To be done: Which lines in the material below contain the word "with"? Copy each of them.

Supplied information:

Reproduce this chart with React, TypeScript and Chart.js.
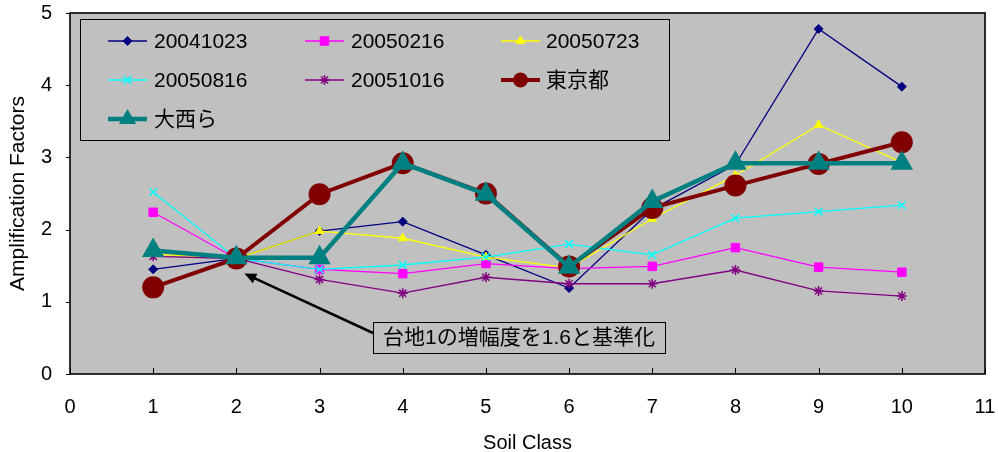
import { useEffect, useRef } from "react";
import { Chart, registerables } from "chart.js";
import { drawPoint } from "chart.js/helpers";

Chart.register(...registerables);

// Soil classes on the horizontal axis
const soilClasses = [1, 2, 3, 4, 5, 6, 7, 8, 9, 10];
const xTickValues = [0, 1, 2, 3, 4, 5, 6, 7, 8, 9, 10, 11];
const yTickValues = [0, 1, 2, 3, 4, 5];

// Amplification factors per earthquake record (normalised so class 2 = 1.6)
const eq20041023 = [1.45, 1.6, 1.98, 2.11, 1.65, 1.19, 2.28, 2.9, 4.78, 3.98];
const eq20050216 = [2.24, 1.6, 1.45, 1.39, 1.53, 1.46, 1.49, 1.75, 1.48, 1.41];
const eq20050723 = [1.66, 1.6, 1.98, 1.88, 1.62, 1.47, 2.15, 2.75, 3.45, 2.93];
const eq20050816 = [2.52, 1.6, 1.45, 1.51, 1.62, 1.8, 1.65, 2.16, 2.25, 2.34];
const eq20051016 = [1.63, 1.6, 1.31, 1.12, 1.34, 1.25, 1.25, 1.44, 1.15, 1.08];
const tokyoValues = [1.2, 1.6, 2.49, 2.92, 2.5, 1.49, 2.3, 2.61, 2.91, 3.21];
const onishiValues = [1.71, 1.61, 1.61, 2.92, 2.49, 1.48, 2.39, 2.92, 2.92, 2.92];

const seriesLabels = ["20041023", "20050216", "20050723", "20050816", "20051016", "東京都", "大西ら"];
const xTitle = "Soil Class";
const yTitle = "Amplification Factors";
const noteText = "台地1の増幅度を1.6と基準化";

const FONT = "'Liberation Sans', 'Noto Sans CJK JP', sans-serif";
const PLOT_BG = "#C0C0C0";

const toPoints = (vals: number[]) => soilClasses.map((x, i) => ({ x, y: vals[i] }));

type Style = {
  color: string;
  width: number;
  pointStyle: any;
  radius: number;
  legendRadius: number;
  pointBorderWidth: number;
};

const styles: Style[] = [
  { color: "#000080", width: 1.3, pointStyle: "rectRot", radius: 4.5, legendRadius: 4.5, pointBorderWidth: 1 },
  { color: "#FF00FF", width: 1.3, pointStyle: "rect", radius: 6, legendRadius: 6, pointBorderWidth: 1 },
  { color: "#FFFF00", width: 1.3, pointStyle: "triangle", radius: 5, legendRadius: 5, pointBorderWidth: 1 },
  { color: "#00FFFF", width: 1.3, pointStyle: "crossRot", radius: 5.5, legendRadius: 5.5, pointBorderWidth: 1.5 },
  { color: "#800080", width: 1.3, pointStyle: "star", radius: 5, legendRadius: 5, pointBorderWidth: 1.5 },
  { color: "#800000", width: 4, pointStyle: "circle", radius: 11, legendRadius: 7.5, pointBorderWidth: 0 },
  { color: "#008080", width: 4.5, pointStyle: "triangle", radius: 13, legendRadius: 10, pointBorderWidth: 0 },
];

const seriesValues = [eq20041023, eq20050216, eq20050723, eq20050816, eq20051016, tokyoValues, onishiValues];

// Legend grid geometry (3 columns)
const legendBox = { left: 80, top: 19, right: 669, bottom: 140 };
const legendCols = [
  { lineFrom: 108, lineTo: 147, text: 154 },
  { lineFrom: 305, lineTo: 344, text: 351 },
  { lineFrom: 501, lineTo: 540, text: 546 },
];
const legendRows = [41, 80, 119];

const plotDecor = {
  id: "plotDecor",
  beforeDatasetsDraw(chart: any) {
    const { ctx, chartArea: a } = chart;
    ctx.save();
    ctx.fillStyle = PLOT_BG;
    ctx.fillRect(a.left, a.top, a.right - a.left, a.bottom - a.top);
    ctx.restore();
  },
  afterDatasetsDraw(chart: any) {
    const { ctx, chartArea: a, scales } = chart;
    ctx.save();
    // frame
    ctx.strokeStyle = "#000";
    ctx.lineWidth = 1.6;
    ctx.strokeRect(a.left, a.top, a.right - a.left, a.bottom - a.top);
    // tick marks: x inward, y outward
    ctx.lineWidth = 1;
    ctx.beginPath();
    for (const v of xTickValues) {
      const px = Math.round(scales.x.getPixelForValue(v)) + 0.5;
      ctx.moveTo(px, a.bottom);
      ctx.lineTo(px, a.bottom - 6);
    }
    for (const v of yTickValues) {
      const py = Math.round(scales.y.getPixelForValue(v)) + 0.5;
      ctx.moveTo(a.left, py);
      ctx.lineTo(a.left - 4, py);
    }
    ctx.stroke();

    // axis titles
    ctx.fillStyle = "#000";
    ctx.font = `20px ${FONT}`;
    ctx.textAlign = "center";
    ctx.textBaseline = "middle";
    ctx.fillText(xTitle, (a.left + a.right) / 2, 443);
    ctx.translate(18, (a.top + a.bottom) / 2);
    ctx.rotate(-Math.PI / 2);
    ctx.font = `21px ${FONT}`;
    ctx.fillText(yTitle, 0, 0);
    ctx.restore();
  },
  afterDraw(chart: any) {
    const { ctx, scales } = chart;
    ctx.save();
    // legend box
    ctx.fillStyle = PLOT_BG;
    ctx.fillRect(legendBox.left, legendBox.top, legendBox.right - legendBox.left, legendBox.bottom - legendBox.top);
    ctx.strokeStyle = "#000";
    ctx.lineWidth = 1;
    ctx.strokeRect(legendBox.left + 0.5, legendBox.top + 0.5, legendBox.right - legendBox.left, legendBox.bottom - legendBox.top);

    chart.data.datasets.forEach((ds: any, i: number) => {
      const col = legendCols[i % 3];
      const y = legendRows[Math.floor(i / 3)];
      const st = styles[i];
      ctx.strokeStyle = ds.borderColor;
      ctx.lineWidth = ds.borderWidth;
      ctx.beginPath();
      ctx.moveTo(col.lineFrom, y);
      ctx.lineTo(col.lineTo, y);
      ctx.stroke();
      ctx.fillStyle = ds.pointBackgroundColor;
      ctx.strokeStyle = ds.pointBorderColor;
      ctx.lineWidth = st.pointBorderWidth;
      drawPoint(ctx, { pointStyle: st.pointStyle, radius: st.legendRadius, rotation: 0, borderWidth: st.pointBorderWidth } as any, (col.lineFrom + col.lineTo) / 2, y);
      ctx.fillStyle = "#000";
      ctx.font = `21px ${FONT}`;
      ctx.textAlign = "left";
      ctx.textBaseline = "middle";
      ctx.fillText(ds.label, col.text, y + 1);
    });

    // annotation with arrow pointing at the normalised class-2 value
    const tipX = scales.x.getPixelForValue(2) + 8;
    const tipY = scales.y.getPixelForValue(1.6) + 15;
    const box = { left: 373, top: 322, width: 292, height: 31 };
    const startX = box.left;
    const startY = box.top + 11;
    ctx.strokeStyle = "#000";
    ctx.lineWidth = 2.5;
    ctx.beginPath();
    ctx.moveTo(startX, startY);
    const ang = Math.atan2(tipY - startY, tipX - startX);
    const headLen = 13;
    ctx.lineTo(tipX - Math.cos(ang) * headLen * 0.8, tipY - Math.sin(ang) * headLen * 0.8);
    ctx.stroke();
    ctx.fillStyle = "#000";
    ctx.beginPath();
    ctx.moveTo(tipX, tipY);
    ctx.lineTo(tipX - headLen * Math.cos(ang - 0.42), tipY - headLen * Math.sin(ang - 0.42));
    ctx.lineTo(tipX - headLen * Math.cos(ang + 0.42), tipY - headLen * Math.sin(ang + 0.42));
    ctx.closePath();
    ctx.fill();

    ctx.fillStyle = PLOT_BG;
    ctx.fillRect(box.left, box.top, box.width, box.height);
    ctx.lineWidth = 1;
    ctx.strokeRect(box.left + 0.5, box.top + 0.5, box.width, box.height);
    ctx.fillStyle = "#000";
    ctx.font = `21px ${FONT}`;
    ctx.textAlign = "center";
    ctx.textBaseline = "middle";
    ctx.fillText(noteText, box.left + box.width / 2, box.top + box.height / 2 + 1);
    ctx.restore();
  },
};

export default function App() {
  const canvasRef = useRef<HTMLCanvasElement>(null);

  useEffect(() => {
    const canvas = canvasRef.current;
    if (!canvas) return;
    const datasets = seriesLabels.map((label, i) => {
      const st = styles[i];
      return {
        label,
        data: toPoints(seriesValues[i]),
        borderColor: st.color,
        backgroundColor: st.color,
        borderWidth: st.width,
        pointStyle: st.pointStyle,
        pointRadius: st.radius,
        pointHoverRadius: st.radius,
        pointBackgroundColor: st.color,
        pointBorderColor: st.color,
        pointBorderWidth: st.pointBorderWidth,
        tension: 0,
        fill: false,
        order: seriesLabels.length - 1 - i,
      };
    });

    const chart = new Chart(canvas, {
      type: "line",
      data: { datasets },
      plugins: [plotDecor],
      options: {
        animation: false,
        responsive: false,
        devicePixelRatio: 1,
        layout: { padding: { left: 0, top: 13, right: 10, bottom: 0 } },
        plugins: { legend: { display: false }, tooltip: { enabled: false } },
        scales: {
          x: {
            type: "linear",
            min: 0,
            max: 11,
            offset: false,
            afterBuildTicks: (s: any) => {
              s.ticks = xTickValues.map((value) => ({ value }));
            },
            afterFit: (s: any) => {
              s.height = 78;
              s.paddingLeft = 0;
              s.paddingRight = 0;
            },
            grid: { display: false, drawTicks: false },
            border: { display: false },
            ticks: { color: "#000", font: { family: FONT, size: 20 }, padding: 21, maxRotation: 0, autoSkip: false },
          },
          y: {
            type: "linear",
            min: 0,
            max: 5,
            afterBuildTicks: (s: any) => {
              s.ticks = yTickValues.map((value) => ({ value }));
            },
            afterFit: (s: any) => {
              s.width = 70;
              s.paddingTop = 0;
              s.paddingBottom = 0;
            },
            grid: { display: false, drawTicks: false },
            border: { display: false },
            ticks: { color: "#000", font: { family: FONT, size: 20 }, padding: 18 },
          },
        },
      },
    });
    // nudge: keep the plot frame at the intended right edge
    const area = chart.chartArea;
    if (area.right < 987) {
      const pad = (chart.options.layout as any).padding;
      pad.right = 10 - (988 - area.right);
      chart.update();
    }
    return () => chart.destroy();
  }, []);

  return (
    <div style={{ position: "absolute", left: 0, top: 0, width: 998, height: 452, background: "#fff" }}>
      <canvas ref={canvasRef} width={998} height={452} style={{ display: "block" }} />
    </div>
  );
}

Correct answer:
Reproduce this chart with React, TypeScript and Chart.js.
    // annotation with arrow pointing at the normalised class-2 value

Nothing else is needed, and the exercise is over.